Mixing vs. Mastering
We caution you against doing mixing and mastering in one step—that is, trying to master while simultaneously mixing a multitrack project. When trying to achieve both at once, you’re tempted to try to mix, master, arrange, and maybe even re-record within the same session. The separation of recording/mixing and mastering is very important. When mastering, you primarily focus on the overall sound of the mix and improving that, instead of thinking “I wonder how that synth part would sound with a different patch?” If you focus too much of your work on a single instrument in a complex arrangement, you likely will miss the fact that even if you have improved the sound of that one instrument, everything else has been impacted negatively. Get the mix you want, mix down to a stereo file, and then master as a separate last step.
An essential part of learning to master is to practice by mastering the work of others. It gives you good practice to listen to a wide variety of balances, tones, and dynamic range. Every engineer and producer has their own take on these things. A mastering engineer’s job is to try and get the vision of the engineer and producer (and ultimately the artist) to speak as clearly as possible. Once you have some experience experimenting with what sort of changes work or don’t work, you can do a better job of stepping back and evaluating your own projects with a slightly more objective ear. However, even seasoned engineers prefer to have someone else master their work, as they value the fresh perspectives that outsiders bring.
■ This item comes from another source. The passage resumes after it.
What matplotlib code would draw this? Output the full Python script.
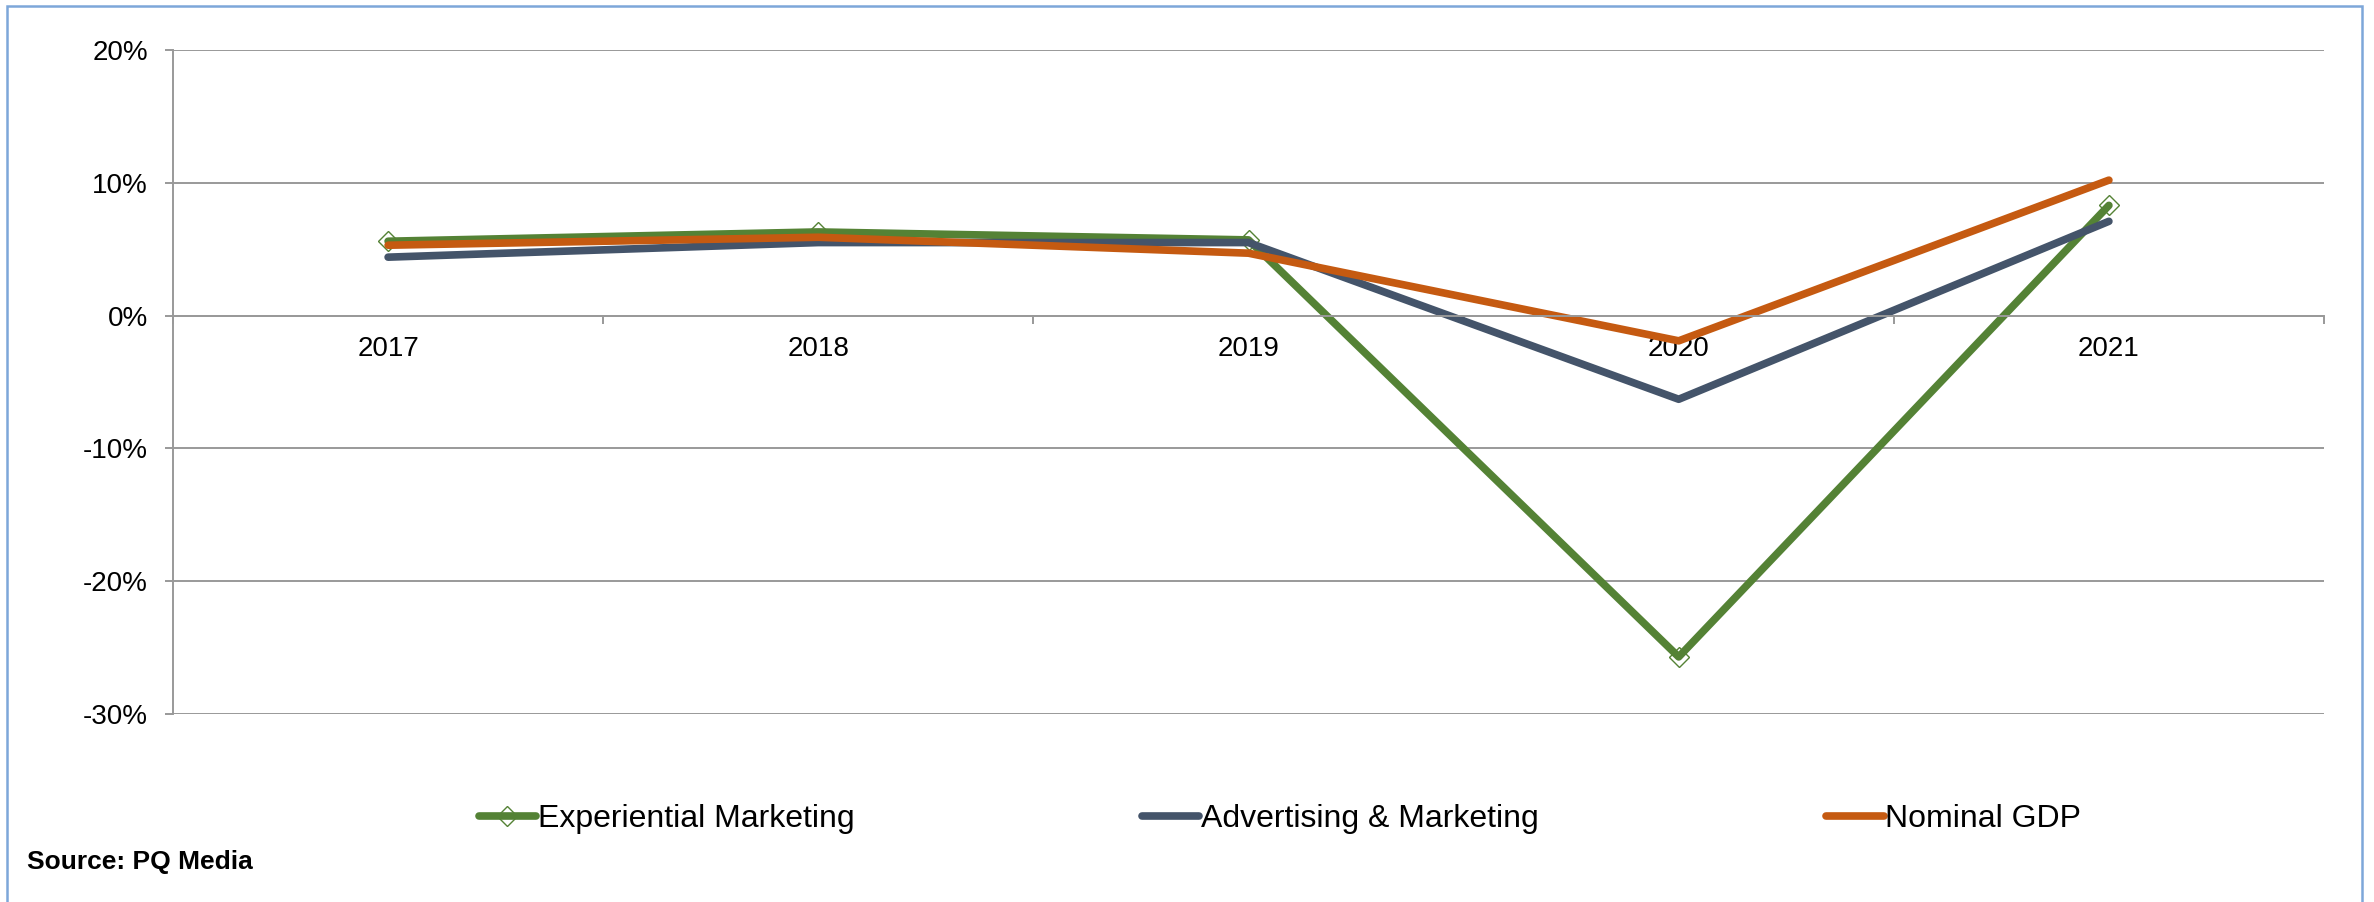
import matplotlib
matplotlib.use("Agg")
from matplotlib import pyplot as plt
from matplotlib.patches import Rectangle
from matplotlib.ticker import FuncFormatter, FixedLocator

plt.rcParams['font.family'] = ['Liberation Sans', 'DejaVu Sans']

years = ["2017", "2018", "2019", "2020", "2021"]
experiential = [5.6, 6.3, 5.7, -25.7, 8.3]
advertising = [4.4, 5.5, 5.5, -6.3, 7.1]
nominal_gdp = [5.3, 5.9, 4.7, -1.9, 10.2]

green = "#548235"
navy = "#44546A"
orange = "#C55A11"
grid_gray = "#999999"

fig = plt.figure(figsize=(23.74, 9.02), dpi=100)
ax = fig.add_axes([173 / 2374, 1 - 714 / 902, (2324 - 173) / 2374, (714 - 50) / 902])

x = range(len(years))
ax.plot(x, experiential, color=green, lw=5.5, solid_capstyle="round",
        marker="D", markersize=10, markerfacecolor="none",
        markeredgecolor=green, markeredgewidth=1.0, label="Experiential Marketing")
ax.plot(x, advertising, color=navy, lw=5.5, solid_capstyle="round",
        label="Advertising & Marketing")
ax.plot(x, nominal_gdp, color=orange, lw=5.5, solid_capstyle="round",
        label="Nominal GDP")

ax.set_xlim(-0.5, len(years) - 0.5)
ax.set_ylim(-30, 20)
ax.set_yticks([-30, -20, -10, 0, 10, 20])
ax.yaxis.set_major_formatter(FuncFormatter(lambda v, p: "%d%%" % v))
ax.yaxis.grid(True, color=grid_gray, lw=1.4)
ax.set_axisbelow(True)

# category axis crosses at zero, ticks between categories
ax.spines['bottom'].set_position(('data', 0))
ax.spines['bottom'].set_color(grid_gray)
ax.spines['bottom'].set_linewidth(1.4)
ax.spines['left'].set_color(grid_gray)
ax.spines['left'].set_linewidth(1.4)
ax.spines['top'].set_visible(False)
ax.spines['right'].set_visible(False)

ax.set_xticks(list(x))
ax.set_xticklabels(years)
ax.xaxis.set_minor_locator(FixedLocator([i - 0.5 for i in range(len(years) + 1)]))
ax.tick_params(axis='x', which='major', length=0, pad=15, labelsize=20)
ax.tick_params(axis='x', which='minor', length=6, width=1.4, color=grid_gray, direction='out')
ax.tick_params(axis='y', length=6, width=1.4, color=grid_gray, pad=12, labelsize=20)

fig.legend(loc="center", bbox_to_anchor=(1280 / 2374, 1 - 819 / 902), ncol=3,
           frameon=False, fontsize=23, handlelength=1.8, handletextpad=0.05,
           columnspacing=9.0)

fig.text(27 / 2374, 1 - 862 / 902, "Source: PQ Media", fontsize=19,
         fontweight="bold", va="center", ha="left")

# light blue frame around the chart area
fig.patches.append(Rectangle((7 / 2374, -0.05), (2362 - 7) / 2374, 1.05 - 6 / 902,
                             transform=fig.transFigure, fill=False,
                             edgecolor="#7DA7D9", lw=1.8))

fig.savefig("out.png", dpi=100)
When mastering, you’re typically working with a limited set of specific processors.
Compressors, limiters, and expanders are used to adjust the dynamics of a mix. For adjusting the dynamics of specific frequencies or instruments (such as controlling bass or de-essing vocals) a multiband dynamic processor might be required. A single-band compressor simply applies any changes to the entire range of frequencies in the mix. Equalizers are used to shape the tonal balance.
Equalizers are used to shape the tonal balance.
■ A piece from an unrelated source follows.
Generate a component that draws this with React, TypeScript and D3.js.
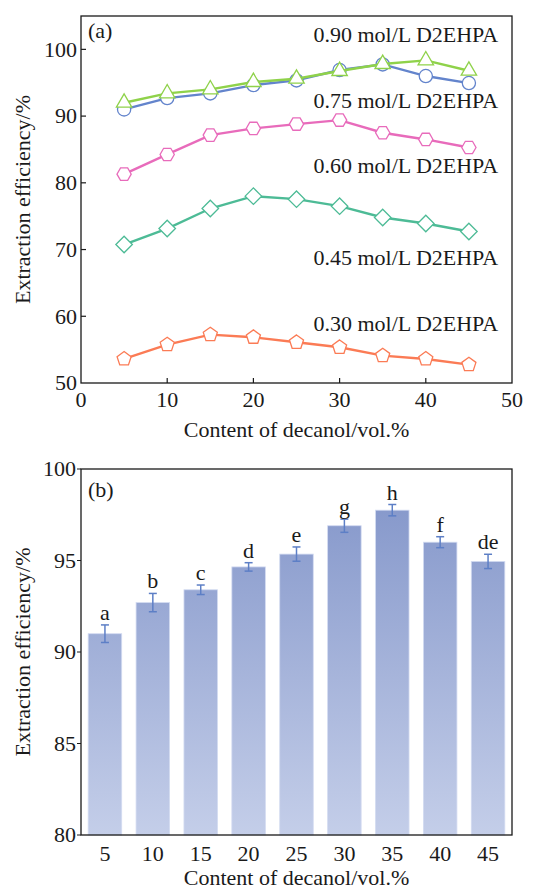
import { useEffect, useRef } from "react"
import * as d3 from "d3"

// decanol content (vol.%)
const contents = [5, 10, 15, 20, 25, 30, 35, 40, 45]

// panel (a): extraction efficiency by D2EHPA concentration
const seriesNames = ["0.30 mol/L D2EHPA", "0.45 mol/L D2EHPA", "0.60 mol/L D2EHPA", "0.75 mol/L D2EHPA", "0.90 mol/L D2EHPA"]
const eff030 = [53.6, 55.75, 57.25, 56.85, 56.1, 55.35, 54.1, 53.6, 52.75]
const eff045 = [70.75, 73.15, 76.15, 78.0, 77.55, 76.5, 74.8, 73.9, 72.7]
const eff060 = [81.3, 84.25, 87.15, 88.15, 88.8, 89.4, 87.5, 86.5, 85.3]
const eff075 = [91.0, 92.7, 93.4, 94.65, 95.35, 96.9, 97.75, 96.0, 94.95]
const eff090 = [92.0, 93.4, 94.0, 95.1, 95.6, 96.75, 97.8, 98.35, 96.8]

// panel (b): 0.75 mol/L, mean with error and significance letters
const barMeans = [91.0, 92.7, 93.4, 94.65, 95.35, 96.9, 97.75, 96.0, 94.95]
const barErrors = [0.48, 0.5, 0.26, 0.23, 0.39, 0.36, 0.31, 0.3, 0.39]
const barLetters = ["a", "b", "c", "d", "e", "g", "h", "f", "de"]

const xTicksA = [0, 10, 20, 30, 40, 50]
const yTicksA = [50, 60, 70, 80, 90, 100]
const yTicksB = [80, 85, 90, 95, 100]

const INK = "#1a1a1a"
const FONT = "'Liberation Serif', 'Times New Roman', serif"
const FS = 22
const COLORS = ["#fb7b55", "#4dbb96", "#e86bbb", "#6384cc", "#8fd24a"]
const ERR = "#5d7fc6"

function markerPath(kind: number, r: number): string {
  // orange pentagon, teal diamond, pink hexagon, blue circle, green triangle
  const poly = (n: number, rot: number, rr: number) => {
    const pts = d3.range(n).map((i) => {
      const a = rot + (i * 2 * Math.PI) / n
      return [rr * Math.cos(a), rr * Math.sin(a)]
    })
    return "M" + pts.map((p) => p.join(",")).join("L") + "Z"
  }
  if (kind === 0) return poly(5, -Math.PI / 2, r * 1.12)
  if (kind === 1) return poly(4, -Math.PI / 2, r * 1.25)
  if (kind === 2) return poly(6, 0, r * 1.08)
  if (kind === 3) return d3.symbol(d3.symbolCircle, Math.PI * r * r)() ?? ""
  return poly(3, -Math.PI / 2, r * 1.35)
}

export default function App() {
  const ref = useRef<SVGSVGElement>(null)

  useEffect(() => {
    if (!ref.current) return
    const svg = d3.select(ref.current)
    svg.selectAll("*").remove()

    const txt = (g: d3.Selection<SVGGElement, unknown, null, undefined>) =>
      g.append("text").attr("font-family", FONT).attr("font-size", FS).attr("fill", INK)

    // ---------- panel (a) ----------
    const A = { left: 81, right: 512, top: 16, bottom: 383 }
    const xA = d3.scaleLinear().domain([0, 50]).range([A.left, A.right])
    const yA = d3.scaleLinear().domain([50, 105]).range([A.bottom, A.top])

    const ga = svg.append("g")
    ga.append("rect")
      .attr("x", A.left)
      .attr("y", A.top)
      .attr("width", A.right - A.left)
      .attr("height", A.bottom - A.top)
      .attr("fill", "none")
      .attr("stroke", INK)
      .attr("stroke-width", 1.3)

    ga.selectAll("line.xt")
      .data(xTicksA.slice(1, -1))
      .join("line")
      .attr("x1", (d) => xA(d))
      .attr("x2", (d) => xA(d))
      .attr("y1", A.bottom)
      .attr("y2", A.bottom - 5)
      .attr("stroke", INK)
      .attr("stroke-width", 1.2)
    ga.selectAll("line.yt")
      .data(yTicksA.slice(1))
      .join("line")
      .attr("x1", A.left)
      .attr("x2", A.left + 5)
      .attr("y1", (d) => yA(d))
      .attr("y2", (d) => yA(d))
      .attr("stroke", INK)
      .attr("stroke-width", 1.2)

    ga.selectAll("text.xl")
      .data(xTicksA)
      .join("text")
      .attr("x", (d) => xA(d))
      .attr("y", A.bottom + 24)
      .attr("text-anchor", "middle")
      .attr("font-family", FONT)
      .attr("font-size", FS)
      .attr("fill", INK)
      .text((d) => d)
    ga.selectAll("text.yl")
      .data(yTicksA)
      .join("text")
      .attr("x", A.left - 4)
      .attr("y", (d) => yA(d))
      .attr("dy", "0.33em")
      .attr("text-anchor", "end")
      .attr("font-family", FONT)
      .attr("font-size", FS)
      .attr("fill", INK)
      .text((d) => d)

    txt(ga)
      .attr("x", (A.left + A.right) / 2)
      .attr("y", A.bottom + 54)
      .attr("text-anchor", "middle")
      .text("Content of decanol/vol.%")
    txt(ga)
      .attr("transform", `translate(30, ${(A.top + A.bottom) / 2}) rotate(-90)`)
      .attr("text-anchor", "middle")
      .text("Extraction efficiency/%")
    txt(ga).attr("x", A.left + 7).attr("y", A.top + 22).text("(a)")

    const allSeries = [eff030, eff045, eff060, eff075, eff090]
    const line = d3
      .line<number>()
      .x((_, i) => xA(contents[i]))
      .y((d) => yA(d))

    allSeries.forEach((vals, k) => {
      const g = ga.append("g")
      g.append("path")
        .attr("d", line(vals))
        .attr("fill", "none")
        .attr("stroke", COLORS[k])
        .attr("stroke-width", 2.4)
      g.selectAll("path.m")
        .data(vals)
        .join("path")
        .attr("transform", (d, i) => `translate(${xA(contents[i])},${yA(d)})`)
        .attr("d", markerPath(k, 6.6))
        .attr("fill", "#fff")
        .attr("stroke", COLORS[k])
        .attr("stroke-width", 1.3)
    })

    // series labels, right aligned inside the plot, next to each curve
    const labelValues = [57.85, 67.65, 81.45, 91.2, 101.1]
    seriesNames.forEach((name, k) => {
      txt(ga)
        .attr("x", xA(48.4))
        .attr("y", yA(labelValues[k]))
        .attr("text-anchor", "end")
        .text(name)
    })

    // ---------- panel (b) ----------
    const B = { left: 81, right: 512, top: 469, bottom: 835 }
    const xB = d3
      .scaleBand<number>()
      .domain(contents)
      .range([B.left, B.right])
      .paddingInner(0.3)
      .paddingOuter(0.15)
    const yB = d3.scaleLinear().domain([80, 100]).range([B.bottom, B.top])

    const defs = svg.append("defs")
    const grad = defs
      .append("linearGradient")
      .attr("id", "barGrad")
      .attr("gradientUnits", "userSpaceOnUse")
      .attr("x1", 0)
      .attr("x2", 0)
      .attr("y1", B.top)
      .attr("y2", B.bottom)
    grad.append("stop").attr("offset", "0%").attr("stop-color", "#8093c8")
    grad.append("stop").attr("offset", "100%").attr("stop-color", "#c4cee9")

    const gb = svg.append("g")
    gb.selectAll("rect.bar")
      .data(barMeans)
      .join("rect")
      .attr("x", (_, i) => xB(contents[i]) ?? 0)
      .attr("y", (d) => yB(d))
      .attr("width", xB.bandwidth())
      .attr("height", (d) => B.bottom - yB(d))
      .attr("fill", "url(#barGrad)")
      .attr("stroke", "#d3dbf1")
      .attr("stroke-width", 0.8)

    const errG = gb.append("g").attr("stroke", ERR).attr("stroke-width", 1.5)
    barMeans.forEach((m, i) => {
      const cx = (xB(contents[i]) ?? 0) + xB.bandwidth() / 2
      const y1 = yB(m + barErrors[i])
      const y2 = yB(m - barErrors[i])
      errG.append("line").attr("x1", cx).attr("x2", cx).attr("y1", y1).attr("y2", y2)
      errG.append("line").attr("x1", cx - 4).attr("x2", cx + 4).attr("y1", y1).attr("y2", y1)
      errG.append("line").attr("x1", cx - 4).attr("x2", cx + 4).attr("y1", y2).attr("y2", y2)
      txt(gb)
        .attr("x", cx)
        .attr("y", y1 - 5)
        .attr("text-anchor", "middle")
        .text(barLetters[i])
    })

    gb.append("rect")
      .attr("x", B.left)
      .attr("y", B.top)
      .attr("width", B.right - B.left)
      .attr("height", B.bottom - B.top)
      .attr("fill", "none")
      .attr("stroke", INK)
      .attr("stroke-width", 1.3)

    gb.selectAll("line.yt")
      .data(yTicksB)
      .join("line")
      .attr("x1", B.left - 4)
      .attr("x2", B.left)
      .attr("y1", (d) => yB(d))
      .attr("y2", (d) => yB(d))
      .attr("stroke", INK)
      .attr("stroke-width", 1)
    gb.selectAll("text.yl")
      .data(yTicksB)
      .join("text")
      .attr("x", B.left - 5)
      .attr("y", (d) => yB(d))
      .attr("dy", "0.33em")
      .attr("text-anchor", "end")
      .attr("font-family", FONT)
      .attr("font-size", FS)
      .attr("fill", INK)
      .text((d) => d)
    gb.selectAll("text.xl")
      .data(contents)
      .join("text")
      .attr("x", (d) => (xB(d) ?? 0) + xB.bandwidth() / 2)
      .attr("y", B.bottom + 26)
      .attr("text-anchor", "middle")
      .attr("font-family", FONT)
      .attr("font-size", FS)
      .attr("fill", INK)
      .text((d) => d)

    txt(gb)
      .attr("x", (B.left + B.right) / 2)
      .attr("y", B.bottom + 50)
      .attr("text-anchor", "middle")
      .text("Content of decanol/vol.%")
    txt(gb)
      .attr("transform", `translate(30, ${(B.top + B.bottom) / 2}) rotate(-90)`)
      .attr("text-anchor", "middle")
      .text("Extraction efficiency/%")
    txt(gb).attr("x", B.left + 7).attr("y", B.top + 28).text("(b)")
  }, [])

  return (
    <svg
      ref={ref}
      width={550}
      height={891}
      style={{ position: "absolute", left: 0, top: 0, background: "#fff" }}
    />
  )
}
Stereo Imaging can adjust the perceived width and image of the sound field.
Harmonic Exciters can add an edge or “sparkle” to the mix.
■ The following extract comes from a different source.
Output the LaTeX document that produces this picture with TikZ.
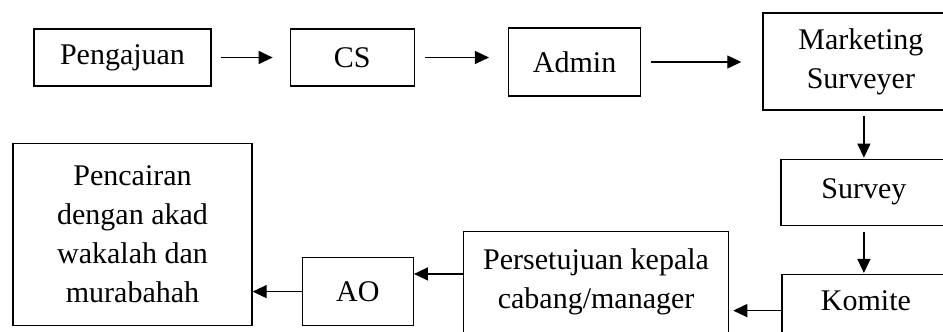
\documentclass[tikz,border=0pt]{standalone}
\usepackage{fontspec}
\setmainfont{Liberation Serif}
\usetikzlibrary{positioning, arrows.meta}

\begin{document}
\begin{tikzpicture}[x=1pt, y=1pt, line width=1.3pt,
  box/.style={draw, rectangle, inner sep=0pt, align=center,
    font=\fontsize{30}{39}\selectfont},
  arr/.style={-{Triangle[length=14pt, width=13pt]}},
  toparr/.style={arr, shorten <=10pt, shorten >=19pt}]
  \useasboundingbox (0,0) rectangle (943,-332);
  \node[box, minimum width=177pt, minimum height=57pt] (peng) at (122.5,-57.5) {Pengajuan};
  \node[box, minimum width=124pt, minimum height=57pt] (cs) [right=78pt of peng] {CS};
  \node[box, minimum width=132pt, minimum height=68pt] (admin) [right=93pt of cs, yshift=-4.5pt] {Admin};
  \node[box, minimum width=196pt, minimum height=97pt] (mkt) [right=121pt of admin, yshift=0.5pt] {Marketing\\Surveyer};
  \node[box, minimum width=166pt, minimum height=66pt] (survey) [below=48pt of mkt, xshift=3pt] {Survey};
  \node[box, minimum width=168pt, inner ysep=16pt, text height=20pt, text depth=60pt] (komite) [below=48pt of survey, xshift=2pt] {Komite};
  \node[box, minimum width=265pt, inner ysep=17pt, text height=59.5pt, text depth=100pt] (pers) [left=52pt of komite.north west, anchor=north east, yshift=43pt] {Persetujuan kepala\\cabang/manager};
  \node[box, minimum width=111pt, minimum height=68pt] (ao) [left=49pt of pers.north west, anchor=north east, yshift=-26pt] {AO};
  \node[box, minimum width=239pt, minimum height=182pt] (penc) [left=49pt of ao.south west, anchor=south east] {Pencairan\\dengan akad\\wakalah dan\\murabahah};
  \path (ao.north east) ++(0,-17) coordinate (aoin);

  \path[toparr]
  (peng) edge [shorten <=9pt, shorten >=17pt] (cs)
  (cs) edge (cs -| admin.west)
  (admin) edge [shorten >=21pt] (admin -| mkt.west);
  \path[arr]
  (survey |- mkt.south) edge [shorten <=5pt, shorten >=1pt] (survey.north)
  (survey.south) edge [shorten <=6pt, shorten >=1pt] (survey.south |- komite.north)
  (komite.base west) edge [shorten >=4pt] (komite.base west -| pers.east)
  (aoin -| pers.west) edge (aoin)
  (ao) edge (ao -| penc.east);
\end{tikzpicture}
\end{document}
Limiters/Maximizers can increase the overall level of the sound by limiting the peaks to prevent clipping.
Dither provides the ability to convert higher word-length recordings (e.g. 24 or 32 bit) to lower bit depths (e.g. 16 bit for CD) while maintaining dynamic range and minimizing quantization distortion.
With all these types of effects, you might wonder where to start. First off, remember, just because you have all these modules doesn’t require that you use them all. Only use as many as you need. In truth, there really isn’t any single “correct” order for effects when mastering, and you should feel free to experiment.
My preferred order usually is:
- Post Equalizer
- Harmonic Exciter
- Stereo Imaging
- Loudness Maximizer
If there is something that comes close to being an iron-clad rule, it is that when you’re using the Loudness Maximizer and Dither, they should be placed last in the chain.
General Recommendations While Mastering
While you should educate yourself about the function of individual tools in your toolbox, ultimately the tools themselves do not make the sound. They are designed to help the sound, so you’ll want to decide what sort of help the sound needs. This may sound obvious but just like a good cliché, the obvious truths are often obvious because they are so very true.
The fact is that nowadays we have digital signal processing (DSP) tools that are vastly powerful and allow you to change, twist, repair, and contort your sound a million different ways. It is also true that the more involved the processing, the greater the potential for harming the original sound. A multiband tool will do much more “damage” than a single-band tool. A Mid/Side process will create problems that a standard stereo processor will not. Be careful! Before deciding you need the latest whiz-bang feature, figure out what the goal is. Then you can decide which tool is best to use.
The Mastering Mindset
Your thought process might go something like:
- Step 1: Listen: “Hmm, I think I have identified something I would like to change.”
- Step 2: Assess: “What tool or technique would be best to make that change?”
- Step 3: Experiment: “Let’s try it out.”
- Step 4: Evaluate: “OK, I tried it…but did it work?”
Once you decide if your experiment worked, you can determine whether you need to go back to Step 1 or Step 2. Do so as many times as necessary to get to where you are satisfied.
- Have someone else master your mixes for you. In many project studios, the same person is often the performer, producer, mixer, and mastering engineer. If hiring a trusted mastering engineer isn’t an option, at least get someone else to listen with you. You could also find someone who will master your mixes if you master theirs. Why? Well, if you have the tendency to add too much bass or not enough top end due to your listening environment, those tendencies will be compounded in the mastering. It’s common for the mix engineer to be too close to their own music. You’ll focus on some things other listeners won’t hear, and you’ll miss things that everyone else does hear.
- Take breaks and listen to other CDs in between sessions. Refresh your ears in terms of what other stuff sounds like. Even seasoned pros, who instinctively know what sound they’re working towards, will take a moment to listen to a familiar recording and recalibrate themselves during a session.
- Listen on other speakers and systems. Burn a few different tracks to a CD or MP3 player and play them on your home stereo system, or drive around and listen to it in your car. Don’t obsess over the specific differences; just remind yourself what other systems sound like.
- Check how it sounds in mono. This can’t be stressed enough. A good ratio between mono (correlated) and stereo (uncorrelated) information is very important in many contexts; broadcast, LP/vinyl cutting, and even MP3 creation. When you listen in mono and important instruments vanish, or if the level drops significantly, you might need to rethink what you are doing.
- Monitor at around 85dB SPL (C-weighted). How loud is that? Turn up your speakers until you can still have a conversation with someone who is a meter away without having to strain your voice. That’s just about right. When you listen at low to medium volumes, you tend to hear more midrange (where the ear is most sensitive) and less of the lows and highs. This is related to something called the Fletcher-Munson effect, which involves how different frequencies are heard differently depending on the playback volume. So check from time to time how it sounds at different volume levels.
- When you think you’re done, go to bed, and listen again the next morning.